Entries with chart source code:
▬▬▬▬▬▬
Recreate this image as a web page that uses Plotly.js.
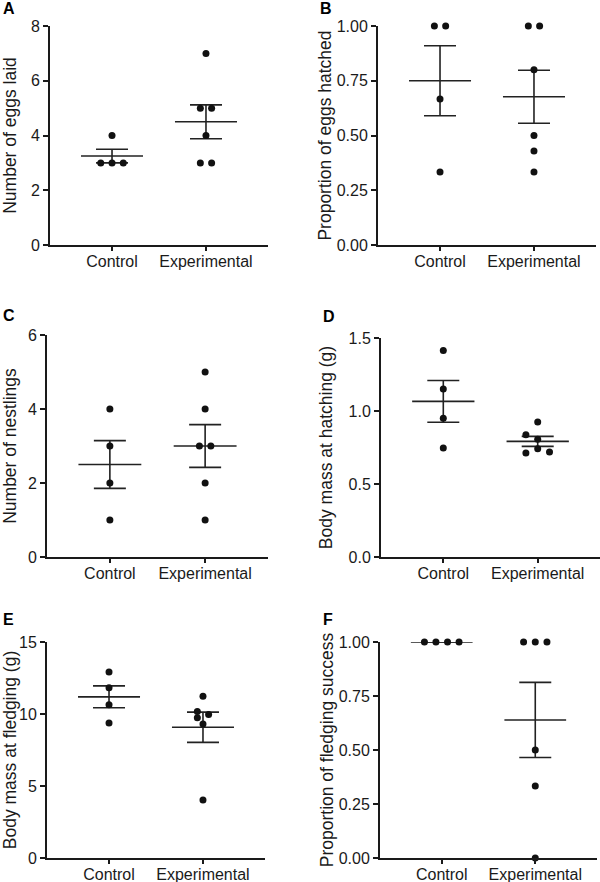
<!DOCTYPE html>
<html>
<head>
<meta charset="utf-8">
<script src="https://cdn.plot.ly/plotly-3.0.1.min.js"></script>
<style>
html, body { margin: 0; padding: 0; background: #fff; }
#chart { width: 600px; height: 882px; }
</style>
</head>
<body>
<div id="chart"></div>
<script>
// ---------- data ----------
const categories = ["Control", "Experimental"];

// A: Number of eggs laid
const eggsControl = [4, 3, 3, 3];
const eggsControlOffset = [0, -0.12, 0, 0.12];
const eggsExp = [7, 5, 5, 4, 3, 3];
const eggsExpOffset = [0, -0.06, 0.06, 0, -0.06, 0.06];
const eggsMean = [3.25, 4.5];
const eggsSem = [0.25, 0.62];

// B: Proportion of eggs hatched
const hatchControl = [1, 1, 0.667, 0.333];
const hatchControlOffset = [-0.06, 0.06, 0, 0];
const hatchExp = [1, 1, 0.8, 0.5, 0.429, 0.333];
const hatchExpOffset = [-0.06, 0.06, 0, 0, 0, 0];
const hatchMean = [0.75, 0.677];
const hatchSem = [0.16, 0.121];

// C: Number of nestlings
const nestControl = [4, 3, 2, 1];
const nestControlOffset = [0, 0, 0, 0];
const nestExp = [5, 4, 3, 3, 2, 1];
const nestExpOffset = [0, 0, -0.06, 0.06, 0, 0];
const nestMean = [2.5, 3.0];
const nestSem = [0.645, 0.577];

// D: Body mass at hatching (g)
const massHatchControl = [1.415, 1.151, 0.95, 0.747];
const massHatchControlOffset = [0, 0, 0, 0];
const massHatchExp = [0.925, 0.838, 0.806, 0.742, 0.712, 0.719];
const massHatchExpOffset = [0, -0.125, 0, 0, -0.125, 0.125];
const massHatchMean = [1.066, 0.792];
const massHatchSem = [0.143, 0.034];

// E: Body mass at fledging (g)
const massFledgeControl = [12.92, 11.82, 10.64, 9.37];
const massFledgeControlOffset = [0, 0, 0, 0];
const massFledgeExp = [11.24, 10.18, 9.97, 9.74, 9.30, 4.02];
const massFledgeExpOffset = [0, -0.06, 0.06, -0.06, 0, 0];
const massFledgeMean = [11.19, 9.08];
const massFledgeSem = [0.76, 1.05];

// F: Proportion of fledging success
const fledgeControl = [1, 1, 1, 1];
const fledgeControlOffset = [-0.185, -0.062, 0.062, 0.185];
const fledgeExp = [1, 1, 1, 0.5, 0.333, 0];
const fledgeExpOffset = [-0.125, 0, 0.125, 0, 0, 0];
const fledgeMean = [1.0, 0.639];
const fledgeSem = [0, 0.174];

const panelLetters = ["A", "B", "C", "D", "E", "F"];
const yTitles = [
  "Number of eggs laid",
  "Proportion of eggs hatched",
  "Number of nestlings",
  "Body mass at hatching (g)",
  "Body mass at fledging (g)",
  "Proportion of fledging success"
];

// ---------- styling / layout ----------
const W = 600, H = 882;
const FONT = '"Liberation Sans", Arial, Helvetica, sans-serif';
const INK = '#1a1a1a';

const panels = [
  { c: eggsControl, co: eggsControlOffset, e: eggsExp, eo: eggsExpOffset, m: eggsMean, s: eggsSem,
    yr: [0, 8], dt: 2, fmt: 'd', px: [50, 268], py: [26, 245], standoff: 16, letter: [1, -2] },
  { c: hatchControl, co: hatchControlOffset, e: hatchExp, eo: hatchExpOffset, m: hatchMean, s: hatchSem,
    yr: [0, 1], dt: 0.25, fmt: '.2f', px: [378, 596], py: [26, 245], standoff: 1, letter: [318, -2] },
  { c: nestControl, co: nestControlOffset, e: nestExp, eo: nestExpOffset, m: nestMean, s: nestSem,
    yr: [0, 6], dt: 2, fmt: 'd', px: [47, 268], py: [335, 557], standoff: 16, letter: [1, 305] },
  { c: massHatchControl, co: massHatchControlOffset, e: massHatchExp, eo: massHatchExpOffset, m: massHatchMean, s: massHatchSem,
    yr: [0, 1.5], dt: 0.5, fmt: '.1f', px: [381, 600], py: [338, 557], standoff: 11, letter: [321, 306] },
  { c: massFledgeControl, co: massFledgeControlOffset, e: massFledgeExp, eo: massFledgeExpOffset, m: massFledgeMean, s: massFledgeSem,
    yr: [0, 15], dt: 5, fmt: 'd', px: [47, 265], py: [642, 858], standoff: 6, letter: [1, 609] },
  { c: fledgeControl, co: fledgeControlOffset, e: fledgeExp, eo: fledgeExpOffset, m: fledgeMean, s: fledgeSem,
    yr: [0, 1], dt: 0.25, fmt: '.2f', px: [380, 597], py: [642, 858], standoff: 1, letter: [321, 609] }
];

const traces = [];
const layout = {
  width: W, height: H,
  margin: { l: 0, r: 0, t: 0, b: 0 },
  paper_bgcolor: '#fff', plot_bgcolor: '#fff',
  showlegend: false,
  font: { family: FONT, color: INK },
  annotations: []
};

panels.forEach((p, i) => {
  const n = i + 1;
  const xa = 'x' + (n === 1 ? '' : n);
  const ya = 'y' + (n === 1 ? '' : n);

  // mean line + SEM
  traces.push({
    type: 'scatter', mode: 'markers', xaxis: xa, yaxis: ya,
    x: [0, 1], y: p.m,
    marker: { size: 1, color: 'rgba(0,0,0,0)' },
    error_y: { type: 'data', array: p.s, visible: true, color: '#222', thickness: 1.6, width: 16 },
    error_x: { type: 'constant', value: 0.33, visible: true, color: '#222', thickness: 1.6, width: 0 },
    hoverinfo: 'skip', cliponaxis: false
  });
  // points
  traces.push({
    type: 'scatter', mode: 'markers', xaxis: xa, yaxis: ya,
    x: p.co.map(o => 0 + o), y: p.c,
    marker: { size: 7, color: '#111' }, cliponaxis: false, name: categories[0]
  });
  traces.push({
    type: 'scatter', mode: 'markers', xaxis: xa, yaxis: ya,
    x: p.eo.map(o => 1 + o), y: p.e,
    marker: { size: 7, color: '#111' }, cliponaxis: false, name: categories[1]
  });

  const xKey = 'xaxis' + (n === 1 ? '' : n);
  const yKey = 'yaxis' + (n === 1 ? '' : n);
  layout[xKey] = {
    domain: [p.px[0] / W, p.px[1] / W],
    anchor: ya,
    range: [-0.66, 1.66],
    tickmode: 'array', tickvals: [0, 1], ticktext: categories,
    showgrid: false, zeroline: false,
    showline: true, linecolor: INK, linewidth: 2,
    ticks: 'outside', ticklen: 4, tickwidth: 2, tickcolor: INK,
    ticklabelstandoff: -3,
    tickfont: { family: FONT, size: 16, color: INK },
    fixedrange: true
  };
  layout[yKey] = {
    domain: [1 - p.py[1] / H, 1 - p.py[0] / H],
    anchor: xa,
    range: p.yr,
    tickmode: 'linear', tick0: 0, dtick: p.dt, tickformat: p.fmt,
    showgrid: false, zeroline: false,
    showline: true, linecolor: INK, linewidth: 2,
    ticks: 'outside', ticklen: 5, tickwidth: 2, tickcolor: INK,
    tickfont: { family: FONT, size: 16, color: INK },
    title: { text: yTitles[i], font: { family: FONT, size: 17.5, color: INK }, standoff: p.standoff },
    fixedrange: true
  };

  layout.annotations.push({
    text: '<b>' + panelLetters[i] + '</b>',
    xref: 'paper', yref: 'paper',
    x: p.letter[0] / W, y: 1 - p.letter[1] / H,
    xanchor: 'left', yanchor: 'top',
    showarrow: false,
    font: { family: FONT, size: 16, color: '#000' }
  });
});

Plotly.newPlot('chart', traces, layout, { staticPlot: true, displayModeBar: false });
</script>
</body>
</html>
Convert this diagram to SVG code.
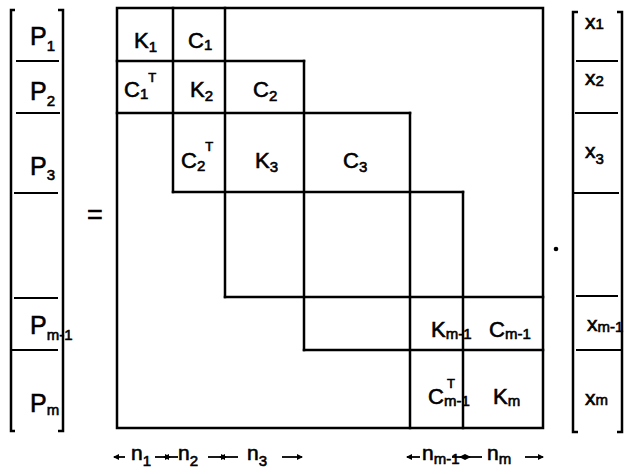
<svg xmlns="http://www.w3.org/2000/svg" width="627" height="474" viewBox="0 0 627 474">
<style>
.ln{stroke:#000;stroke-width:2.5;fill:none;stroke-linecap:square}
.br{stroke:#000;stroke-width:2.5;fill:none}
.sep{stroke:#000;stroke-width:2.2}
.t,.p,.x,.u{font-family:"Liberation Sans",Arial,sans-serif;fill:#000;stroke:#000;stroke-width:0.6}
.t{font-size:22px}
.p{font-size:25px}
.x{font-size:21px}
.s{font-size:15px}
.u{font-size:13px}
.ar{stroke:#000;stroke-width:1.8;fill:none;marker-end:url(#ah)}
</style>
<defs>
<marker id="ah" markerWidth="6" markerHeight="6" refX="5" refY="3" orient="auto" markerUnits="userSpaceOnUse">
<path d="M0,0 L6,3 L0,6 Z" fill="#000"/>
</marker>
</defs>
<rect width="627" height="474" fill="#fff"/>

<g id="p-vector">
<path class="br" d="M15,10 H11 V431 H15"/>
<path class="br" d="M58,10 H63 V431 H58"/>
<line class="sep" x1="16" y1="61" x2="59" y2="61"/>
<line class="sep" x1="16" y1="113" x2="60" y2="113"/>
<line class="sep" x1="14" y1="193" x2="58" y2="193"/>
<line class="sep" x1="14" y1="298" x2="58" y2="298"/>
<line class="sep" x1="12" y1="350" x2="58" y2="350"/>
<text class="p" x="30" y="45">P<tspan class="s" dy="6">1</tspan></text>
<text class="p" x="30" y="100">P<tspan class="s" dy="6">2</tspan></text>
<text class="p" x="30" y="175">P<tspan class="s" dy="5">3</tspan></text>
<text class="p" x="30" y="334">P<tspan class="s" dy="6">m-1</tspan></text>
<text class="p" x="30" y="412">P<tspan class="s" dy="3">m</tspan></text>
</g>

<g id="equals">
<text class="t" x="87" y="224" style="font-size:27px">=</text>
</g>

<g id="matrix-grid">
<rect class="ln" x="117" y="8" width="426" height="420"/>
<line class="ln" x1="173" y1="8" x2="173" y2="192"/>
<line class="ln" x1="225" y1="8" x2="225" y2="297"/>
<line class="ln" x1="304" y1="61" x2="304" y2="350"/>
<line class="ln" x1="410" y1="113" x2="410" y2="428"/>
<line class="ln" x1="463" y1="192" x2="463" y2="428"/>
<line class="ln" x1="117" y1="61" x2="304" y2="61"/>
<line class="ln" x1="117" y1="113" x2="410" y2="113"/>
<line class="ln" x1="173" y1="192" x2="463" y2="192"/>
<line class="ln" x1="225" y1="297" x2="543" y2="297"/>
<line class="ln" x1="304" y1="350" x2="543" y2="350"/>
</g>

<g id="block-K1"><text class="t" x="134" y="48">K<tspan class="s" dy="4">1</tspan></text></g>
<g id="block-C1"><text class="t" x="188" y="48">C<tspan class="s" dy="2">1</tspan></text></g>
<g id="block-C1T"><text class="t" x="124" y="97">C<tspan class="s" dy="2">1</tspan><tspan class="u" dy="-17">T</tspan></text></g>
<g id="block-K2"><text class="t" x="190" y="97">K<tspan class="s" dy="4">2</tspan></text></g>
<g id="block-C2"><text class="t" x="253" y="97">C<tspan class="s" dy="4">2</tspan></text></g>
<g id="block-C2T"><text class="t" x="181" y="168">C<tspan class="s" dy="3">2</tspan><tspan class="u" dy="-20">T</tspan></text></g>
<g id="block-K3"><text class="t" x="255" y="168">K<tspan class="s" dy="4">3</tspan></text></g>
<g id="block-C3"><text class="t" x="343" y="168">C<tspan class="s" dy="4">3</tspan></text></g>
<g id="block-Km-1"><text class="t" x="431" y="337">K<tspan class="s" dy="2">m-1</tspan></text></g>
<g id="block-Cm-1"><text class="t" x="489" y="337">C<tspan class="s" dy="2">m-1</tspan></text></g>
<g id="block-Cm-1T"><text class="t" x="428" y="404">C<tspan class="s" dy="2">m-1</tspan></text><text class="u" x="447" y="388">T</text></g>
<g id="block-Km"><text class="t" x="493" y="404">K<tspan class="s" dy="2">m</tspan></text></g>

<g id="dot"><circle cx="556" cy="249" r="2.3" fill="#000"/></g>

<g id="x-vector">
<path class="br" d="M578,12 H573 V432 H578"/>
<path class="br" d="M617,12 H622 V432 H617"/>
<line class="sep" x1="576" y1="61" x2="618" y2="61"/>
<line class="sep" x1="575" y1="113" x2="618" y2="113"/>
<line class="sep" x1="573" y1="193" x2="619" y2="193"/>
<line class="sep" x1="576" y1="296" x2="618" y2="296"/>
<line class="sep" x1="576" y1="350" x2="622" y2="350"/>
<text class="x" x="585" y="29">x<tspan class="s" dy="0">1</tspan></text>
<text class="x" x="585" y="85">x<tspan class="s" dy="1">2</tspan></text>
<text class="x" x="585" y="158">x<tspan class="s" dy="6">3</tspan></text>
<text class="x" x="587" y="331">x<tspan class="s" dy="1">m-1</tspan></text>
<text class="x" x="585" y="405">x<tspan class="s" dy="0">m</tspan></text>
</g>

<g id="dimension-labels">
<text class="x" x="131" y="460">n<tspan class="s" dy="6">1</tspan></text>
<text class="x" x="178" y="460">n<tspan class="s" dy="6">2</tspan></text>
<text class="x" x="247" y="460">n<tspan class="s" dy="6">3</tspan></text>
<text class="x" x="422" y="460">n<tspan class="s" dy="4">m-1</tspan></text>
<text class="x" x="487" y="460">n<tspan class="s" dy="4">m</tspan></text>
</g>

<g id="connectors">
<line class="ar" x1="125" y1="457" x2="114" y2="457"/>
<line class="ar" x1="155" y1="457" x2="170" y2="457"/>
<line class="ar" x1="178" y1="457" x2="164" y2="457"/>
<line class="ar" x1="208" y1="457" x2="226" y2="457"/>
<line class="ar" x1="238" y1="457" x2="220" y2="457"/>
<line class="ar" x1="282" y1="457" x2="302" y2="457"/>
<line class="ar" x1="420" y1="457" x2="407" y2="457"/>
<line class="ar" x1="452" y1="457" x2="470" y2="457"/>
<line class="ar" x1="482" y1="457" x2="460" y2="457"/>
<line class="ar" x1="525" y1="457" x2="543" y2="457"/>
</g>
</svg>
▬▬▬▬▬▬
Task goal: Return, please, the exact lines from the beginning of the entries above through the line containing "const massFledgeSem = [0.76, 1.05];", both included; pictures are left out.

Answer for this exercise:
Recreate this image as a web page that uses Plotly.js.
<!DOCTYPE html>
<html>
<head>
<meta charset="utf-8">
<script src="https://cdn.plot.ly/plotly-3.0.1.min.js"></script>
<style>
html, body { margin: 0; padding: 0; background: #fff; }
#chart { width: 600px; height: 882px; }
</style>
</head>
<body>
<div id="chart"></div>
<script>
// ---------- data ----------
const categories = ["Control", "Experimental"];

// A: Number of eggs laid
const eggsControl = [4, 3, 3, 3];
const eggsControlOffset = [0, -0.12, 0, 0.12];
const eggsExp = [7, 5, 5, 4, 3, 3];
const eggsExpOffset = [0, -0.06, 0.06, 0, -0.06, 0.06];
const eggsMean = [3.25, 4.5];
const eggsSem = [0.25, 0.62];

// B: Proportion of eggs hatched
const hatchControl = [1, 1, 0.667, 0.333];
const hatchControlOffset = [-0.06, 0.06, 0, 0];
const hatchExp = [1, 1, 0.8, 0.5, 0.429, 0.333];
const hatchExpOffset = [-0.06, 0.06, 0, 0, 0, 0];
const hatchMean = [0.75, 0.677];
const hatchSem = [0.16, 0.121];

// C: Number of nestlings
const nestControl = [4, 3, 2, 1];
const nestControlOffset = [0, 0, 0, 0];
const nestExp = [5, 4, 3, 3, 2, 1];
const nestExpOffset = [0, 0, -0.06, 0.06, 0, 0];
const nestMean = [2.5, 3.0];
const nestSem = [0.645, 0.577];

// D: Body mass at hatching (g)
const massHatchControl = [1.415, 1.151, 0.95, 0.747];
const massHatchControlOffset = [0, 0, 0, 0];
const massHatchExp = [0.925, 0.838, 0.806, 0.742, 0.712, 0.719];
const massHatchExpOffset = [0, -0.125, 0, 0, -0.125, 0.125];
const massHatchMean = [1.066, 0.792];
const massHatchSem = [0.143, 0.034];

// E: Body mass at fledging (g)
const massFledgeControl = [12.92, 11.82, 10.64, 9.37];
const massFledgeControlOffset = [0, 0, 0, 0];
const massFledgeExp = [11.24, 10.18, 9.97, 9.74, 9.30, 4.02];
const massFledgeExpOffset = [0, -0.06, 0.06, -0.06, 0, 0];
const massFledgeMean = [11.19, 9.08];
const massFledgeSem = [0.76, 1.05];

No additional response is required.